The conventional SHT has a complexity of O(N4 K) and thus, the calculation effort increases rapidly as a function of spatial order N [36]. Optimized methods for performing the SHT with reduced complexity still require O(N2 (logN)2 K) or \(O(N^{\frac {5}{2}} (log N)\,K)\) steps, depending on the optimization [36, 37].
All other processing steps for binaural rendering of SMA data depend on N only with O(N2). The FFT and IFFT, required in all rendering methods to transform the SMA signals to frequency domain and the binaural signals to time domain, respectively, both have a complexity of O(N2 K logK). Linear filtering in frequency domain, which in the present case corresponds to either applying the radial filters to the SH signals or the SMATBIN filters to the SMA signals, has a complexity of O(N2 K), and summing up all channels also has a complexity of O(N2 K).
Thus, the SHT has the highest complexity depending on N in the entire rendering chain, and especially for large N, its calculation effort significantly exceeds that of all other processing steps.

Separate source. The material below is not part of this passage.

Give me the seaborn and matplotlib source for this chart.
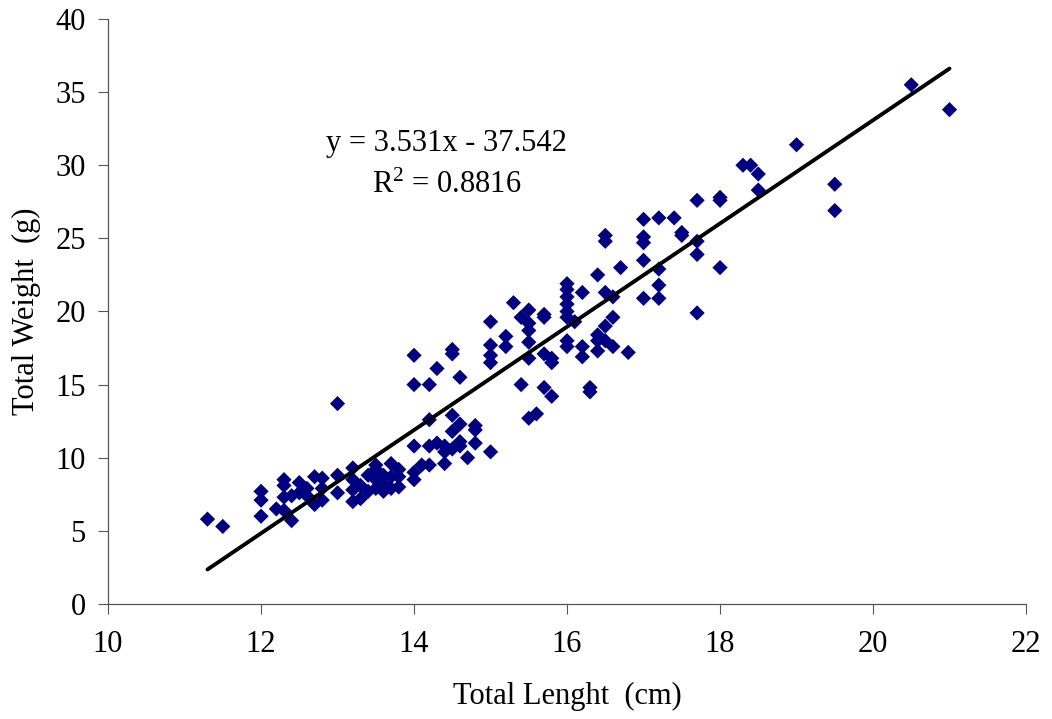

As a result, by omitting the SHT, the SMATBIN filter method allows a more efficient binaural rendering of SMA data than the conventional methods.
Memory requirements
The lower computational complexity of the SMATBIN filter method comes at the cost of higher memory requirements, as a set of filters must be precomputed and stored for each required head orientation. To estimate by example how much more memory the SMATBIN filter approach requires compared to the virtual loudspeaker or SH domain approach, we assume in the following an SMA with a Lebedev sampling scheme of order N=12, i.e., Q=230 microphones and A=169 SH channels, a bit depth of 32 bit, i.e., P=4 bytes per filter tap, and a filter length of K=2048 taps.
For the virtual loudspeaker approach, N+1 radial filters with a length of K taps and 2×D HRTF filters with a length of L taps must be stored, with D the number of directions of the HRTF set. The total memory requirement calculates as [((N+1)×K+2×D×L)×P]. Assuming an HRTF set with D=2702 directions and L=128 taps, the virtual loudspeaker approach requires 2.9 MB.
With the SH domain approach, only 2×A HRTF filters in the SH domain need to be stored in addition to the radial filters. Here, the total memory requirement calculates as [((N+1)+A×2)×K×P], which also results in 2.9 MB.
In the case of the SMATBIN filter method, the required memory scales with the number of microphones Q and the number of head orientations M. The total memory requirement calculates as [Q×2×M×K×P]. Assuming that, as is often the case, only head orientations in the horizontal plane with a sufficiently high resolution of 2 ∘ are rendered [38], yields M=180 head orientations and a total memory requirement of 678 MB. Thus, the SMATBIN filter method requires significantly more memory space than the other two methods, but is computationally less demanding. Accordingly, it must be decided on a case-by-case basis, depending on the technical requirements of a rendering system, whether memory space can be sacrificed for a lower computational load.